- Aim of the exercise:
Restate exactly the lines that run from the start of the records below to the line containing "const answerColors = ['#8c8c8c', '#cbcbcb', '#a5a5a5'];", counting both ends, and nothing else; pictures stay out.

===== Information given

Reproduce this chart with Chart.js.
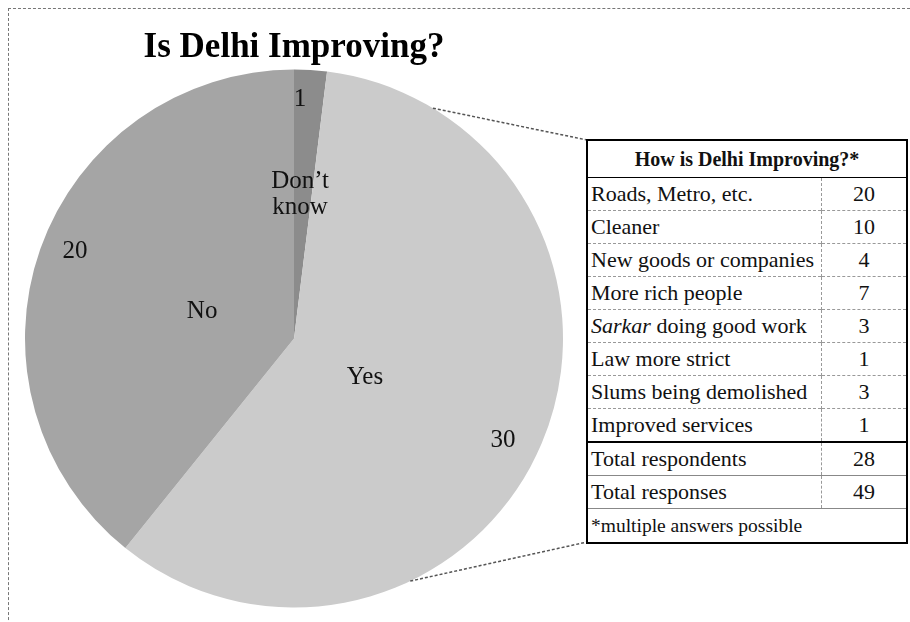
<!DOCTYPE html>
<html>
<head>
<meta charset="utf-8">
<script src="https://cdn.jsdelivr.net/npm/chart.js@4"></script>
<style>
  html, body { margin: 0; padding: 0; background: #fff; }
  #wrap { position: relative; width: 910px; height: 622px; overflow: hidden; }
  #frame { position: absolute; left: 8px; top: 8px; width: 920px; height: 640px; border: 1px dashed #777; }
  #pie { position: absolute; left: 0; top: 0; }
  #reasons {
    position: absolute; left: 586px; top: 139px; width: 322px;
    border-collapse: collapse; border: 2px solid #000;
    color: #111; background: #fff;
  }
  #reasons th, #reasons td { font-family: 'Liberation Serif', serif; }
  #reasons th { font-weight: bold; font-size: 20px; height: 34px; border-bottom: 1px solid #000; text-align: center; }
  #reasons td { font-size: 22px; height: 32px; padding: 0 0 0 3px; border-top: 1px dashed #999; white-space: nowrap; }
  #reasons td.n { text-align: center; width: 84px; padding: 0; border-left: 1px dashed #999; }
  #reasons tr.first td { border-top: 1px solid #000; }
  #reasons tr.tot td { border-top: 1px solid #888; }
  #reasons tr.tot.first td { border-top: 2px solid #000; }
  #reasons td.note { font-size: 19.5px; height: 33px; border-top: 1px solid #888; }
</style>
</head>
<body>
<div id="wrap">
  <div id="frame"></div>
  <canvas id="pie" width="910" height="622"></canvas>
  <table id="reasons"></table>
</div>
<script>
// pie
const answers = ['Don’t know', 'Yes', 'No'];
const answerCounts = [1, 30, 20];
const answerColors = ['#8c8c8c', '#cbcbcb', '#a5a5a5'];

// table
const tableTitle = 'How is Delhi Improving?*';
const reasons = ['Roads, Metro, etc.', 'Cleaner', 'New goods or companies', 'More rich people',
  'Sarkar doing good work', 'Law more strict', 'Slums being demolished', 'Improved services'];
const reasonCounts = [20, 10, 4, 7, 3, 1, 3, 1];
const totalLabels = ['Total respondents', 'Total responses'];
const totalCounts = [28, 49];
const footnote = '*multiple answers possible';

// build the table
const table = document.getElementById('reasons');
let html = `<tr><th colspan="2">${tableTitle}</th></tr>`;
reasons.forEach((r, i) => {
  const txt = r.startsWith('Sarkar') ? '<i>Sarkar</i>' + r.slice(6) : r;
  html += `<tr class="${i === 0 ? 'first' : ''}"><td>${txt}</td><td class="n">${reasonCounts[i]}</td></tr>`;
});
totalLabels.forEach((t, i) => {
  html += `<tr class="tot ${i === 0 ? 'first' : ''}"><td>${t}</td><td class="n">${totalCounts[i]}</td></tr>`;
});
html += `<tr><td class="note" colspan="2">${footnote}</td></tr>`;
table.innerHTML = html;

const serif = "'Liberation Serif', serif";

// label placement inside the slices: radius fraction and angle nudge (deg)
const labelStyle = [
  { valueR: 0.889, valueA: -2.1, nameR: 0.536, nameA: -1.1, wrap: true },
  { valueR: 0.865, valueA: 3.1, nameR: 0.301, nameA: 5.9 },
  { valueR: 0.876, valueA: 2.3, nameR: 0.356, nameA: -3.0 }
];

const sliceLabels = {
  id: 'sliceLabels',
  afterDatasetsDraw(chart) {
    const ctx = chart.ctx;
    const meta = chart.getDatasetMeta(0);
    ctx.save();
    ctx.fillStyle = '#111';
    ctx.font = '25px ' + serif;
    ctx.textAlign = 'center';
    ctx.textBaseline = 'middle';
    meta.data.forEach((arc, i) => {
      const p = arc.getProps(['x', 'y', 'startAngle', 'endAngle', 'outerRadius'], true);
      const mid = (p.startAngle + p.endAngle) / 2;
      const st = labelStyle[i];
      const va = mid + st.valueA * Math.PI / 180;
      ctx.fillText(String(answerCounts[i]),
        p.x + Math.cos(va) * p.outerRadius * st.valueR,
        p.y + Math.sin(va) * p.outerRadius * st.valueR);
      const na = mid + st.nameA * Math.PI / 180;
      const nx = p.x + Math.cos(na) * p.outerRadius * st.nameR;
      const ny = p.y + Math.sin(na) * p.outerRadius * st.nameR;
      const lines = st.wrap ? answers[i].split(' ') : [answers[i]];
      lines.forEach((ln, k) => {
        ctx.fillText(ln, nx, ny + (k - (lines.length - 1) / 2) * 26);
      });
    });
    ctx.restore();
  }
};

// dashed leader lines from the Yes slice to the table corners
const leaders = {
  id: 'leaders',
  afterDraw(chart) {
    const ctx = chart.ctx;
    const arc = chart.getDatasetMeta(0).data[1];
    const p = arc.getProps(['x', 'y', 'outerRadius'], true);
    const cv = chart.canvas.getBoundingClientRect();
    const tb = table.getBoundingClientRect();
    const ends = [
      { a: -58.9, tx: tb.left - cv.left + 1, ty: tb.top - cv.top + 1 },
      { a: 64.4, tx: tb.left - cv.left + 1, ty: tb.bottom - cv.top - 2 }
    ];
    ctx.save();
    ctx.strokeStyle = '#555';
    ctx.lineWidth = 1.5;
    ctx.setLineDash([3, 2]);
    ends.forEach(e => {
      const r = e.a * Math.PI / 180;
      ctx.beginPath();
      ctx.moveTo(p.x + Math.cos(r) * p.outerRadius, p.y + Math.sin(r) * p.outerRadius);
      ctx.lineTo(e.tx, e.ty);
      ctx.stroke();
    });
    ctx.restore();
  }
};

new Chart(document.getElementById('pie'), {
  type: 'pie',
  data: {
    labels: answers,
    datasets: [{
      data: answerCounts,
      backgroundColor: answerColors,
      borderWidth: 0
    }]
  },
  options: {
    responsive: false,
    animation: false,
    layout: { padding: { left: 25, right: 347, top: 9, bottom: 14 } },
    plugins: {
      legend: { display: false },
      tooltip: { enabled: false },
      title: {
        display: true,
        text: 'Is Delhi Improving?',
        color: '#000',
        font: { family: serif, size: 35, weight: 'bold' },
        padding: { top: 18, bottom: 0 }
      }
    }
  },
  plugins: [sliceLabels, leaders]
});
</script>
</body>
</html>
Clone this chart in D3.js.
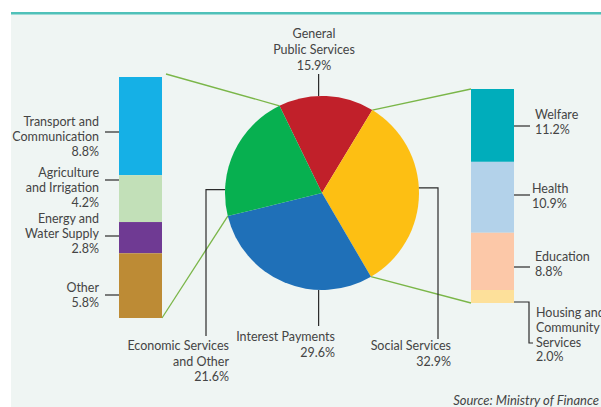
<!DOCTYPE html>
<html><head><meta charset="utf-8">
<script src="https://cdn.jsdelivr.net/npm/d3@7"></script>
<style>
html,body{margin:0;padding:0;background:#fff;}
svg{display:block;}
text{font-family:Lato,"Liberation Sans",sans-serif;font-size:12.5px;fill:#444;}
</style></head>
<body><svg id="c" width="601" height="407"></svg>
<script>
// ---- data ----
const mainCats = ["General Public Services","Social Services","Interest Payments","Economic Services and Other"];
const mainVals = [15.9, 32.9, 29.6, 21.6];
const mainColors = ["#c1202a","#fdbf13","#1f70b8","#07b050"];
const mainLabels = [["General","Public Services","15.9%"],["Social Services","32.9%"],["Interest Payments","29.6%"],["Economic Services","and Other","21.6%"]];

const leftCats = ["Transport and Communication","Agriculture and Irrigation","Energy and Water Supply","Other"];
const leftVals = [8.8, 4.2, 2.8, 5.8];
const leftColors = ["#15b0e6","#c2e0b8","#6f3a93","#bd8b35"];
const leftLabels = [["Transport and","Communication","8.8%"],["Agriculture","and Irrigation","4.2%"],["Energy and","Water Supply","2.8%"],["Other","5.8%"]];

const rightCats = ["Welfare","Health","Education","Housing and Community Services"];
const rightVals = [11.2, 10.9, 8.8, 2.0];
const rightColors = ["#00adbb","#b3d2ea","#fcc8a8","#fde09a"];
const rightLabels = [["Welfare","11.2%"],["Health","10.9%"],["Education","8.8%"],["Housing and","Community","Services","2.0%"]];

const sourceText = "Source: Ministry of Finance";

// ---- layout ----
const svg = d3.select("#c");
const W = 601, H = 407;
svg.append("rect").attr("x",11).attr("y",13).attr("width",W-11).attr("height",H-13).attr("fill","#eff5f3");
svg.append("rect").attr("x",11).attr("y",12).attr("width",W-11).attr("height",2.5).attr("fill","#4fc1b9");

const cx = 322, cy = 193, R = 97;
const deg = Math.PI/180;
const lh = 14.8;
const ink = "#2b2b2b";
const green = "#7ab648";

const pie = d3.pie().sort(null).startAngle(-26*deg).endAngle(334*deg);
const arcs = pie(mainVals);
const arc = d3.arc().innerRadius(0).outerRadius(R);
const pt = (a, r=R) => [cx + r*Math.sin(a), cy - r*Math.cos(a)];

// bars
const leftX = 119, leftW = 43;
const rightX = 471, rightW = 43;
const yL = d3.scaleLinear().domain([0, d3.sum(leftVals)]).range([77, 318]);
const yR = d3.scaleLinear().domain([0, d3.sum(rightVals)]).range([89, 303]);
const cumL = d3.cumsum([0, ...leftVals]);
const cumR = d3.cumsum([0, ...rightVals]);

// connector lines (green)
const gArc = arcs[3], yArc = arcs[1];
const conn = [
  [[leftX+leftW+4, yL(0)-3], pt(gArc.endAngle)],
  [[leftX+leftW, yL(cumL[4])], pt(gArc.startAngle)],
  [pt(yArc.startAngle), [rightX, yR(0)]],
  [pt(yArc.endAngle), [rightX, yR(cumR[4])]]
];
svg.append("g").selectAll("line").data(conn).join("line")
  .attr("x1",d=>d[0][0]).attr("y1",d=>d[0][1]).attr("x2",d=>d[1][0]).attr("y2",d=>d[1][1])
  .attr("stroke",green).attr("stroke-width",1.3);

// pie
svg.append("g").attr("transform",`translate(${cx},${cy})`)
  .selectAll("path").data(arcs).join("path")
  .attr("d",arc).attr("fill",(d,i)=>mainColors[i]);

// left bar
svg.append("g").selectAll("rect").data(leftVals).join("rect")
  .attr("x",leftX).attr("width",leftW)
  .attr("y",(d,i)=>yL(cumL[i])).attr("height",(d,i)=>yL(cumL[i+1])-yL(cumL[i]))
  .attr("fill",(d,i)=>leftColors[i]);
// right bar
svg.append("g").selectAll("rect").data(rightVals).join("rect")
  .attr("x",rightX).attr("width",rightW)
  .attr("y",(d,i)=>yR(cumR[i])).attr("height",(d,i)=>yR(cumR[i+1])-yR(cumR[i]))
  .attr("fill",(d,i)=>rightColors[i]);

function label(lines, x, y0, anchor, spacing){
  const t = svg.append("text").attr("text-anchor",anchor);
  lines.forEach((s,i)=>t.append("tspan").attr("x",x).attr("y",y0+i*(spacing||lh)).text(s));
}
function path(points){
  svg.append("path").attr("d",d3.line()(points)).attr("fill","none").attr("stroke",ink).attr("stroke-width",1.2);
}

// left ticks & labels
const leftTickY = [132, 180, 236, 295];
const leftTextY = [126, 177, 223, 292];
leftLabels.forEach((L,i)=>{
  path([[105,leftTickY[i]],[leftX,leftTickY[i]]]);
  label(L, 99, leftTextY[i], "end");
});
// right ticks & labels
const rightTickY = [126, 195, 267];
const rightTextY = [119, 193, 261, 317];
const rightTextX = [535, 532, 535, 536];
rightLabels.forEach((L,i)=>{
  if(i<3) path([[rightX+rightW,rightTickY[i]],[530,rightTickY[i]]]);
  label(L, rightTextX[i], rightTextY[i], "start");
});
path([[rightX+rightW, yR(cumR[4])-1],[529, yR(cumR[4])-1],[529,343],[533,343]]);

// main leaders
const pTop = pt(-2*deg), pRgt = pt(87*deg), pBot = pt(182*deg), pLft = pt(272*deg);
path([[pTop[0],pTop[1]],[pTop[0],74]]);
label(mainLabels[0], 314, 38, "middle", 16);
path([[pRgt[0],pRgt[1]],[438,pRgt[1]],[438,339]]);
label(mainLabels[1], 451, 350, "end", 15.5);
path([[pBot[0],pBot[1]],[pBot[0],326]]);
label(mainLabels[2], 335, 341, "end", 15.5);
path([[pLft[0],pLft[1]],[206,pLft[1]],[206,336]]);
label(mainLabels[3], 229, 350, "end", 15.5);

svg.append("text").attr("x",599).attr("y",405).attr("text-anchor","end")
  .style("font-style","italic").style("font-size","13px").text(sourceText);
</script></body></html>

==========

- Solution to the problem:
Reproduce this chart with Chart.js.
<!DOCTYPE html>
<html>
<head>
<meta charset="utf-8">
<script src="https://cdn.jsdelivr.net/npm/chart.js@4"></script>
<style>
  html, body { margin: 0; padding: 0; background: #fff; }
  #wrap { position: relative; width: 910px; height: 622px; overflow: hidden; }
  #frame { position: absolute; left: 8px; top: 8px; width: 920px; height: 640px; border: 1px dashed #777; }
  #pie { position: absolute; left: 0; top: 0; }
  #reasons {
    position: absolute; left: 586px; top: 139px; width: 322px;
    border-collapse: collapse; border: 2px solid #000;
    color: #111; background: #fff;
  }
  #reasons th, #reasons td { font-family: 'Liberation Serif', serif; }
  #reasons th { font-weight: bold; font-size: 20px; height: 34px; border-bottom: 1px solid #000; text-align: center; }
  #reasons td { font-size: 22px; height: 32px; padding: 0 0 0 3px; border-top: 1px dashed #999; white-space: nowrap; }
  #reasons td.n { text-align: center; width: 84px; padding: 0; border-left: 1px dashed #999; }
  #reasons tr.first td { border-top: 1px solid #000; }
  #reasons tr.tot td { border-top: 1px solid #888; }
  #reasons tr.tot.first td { border-top: 2px solid #000; }
  #reasons td.note { font-size: 19.5px; height: 33px; border-top: 1px solid #888; }
</style>
</head>
<body>
<div id="wrap">
  <div id="frame"></div>
  <canvas id="pie" width="910" height="622"></canvas>
  <table id="reasons"></table>
</div>
<script>
// pie
const answers = ['Don’t know', 'Yes', 'No'];
const answerCounts = [1, 30, 20];
const answerColors = ['#8c8c8c', '#cbcbcb', '#a5a5a5'];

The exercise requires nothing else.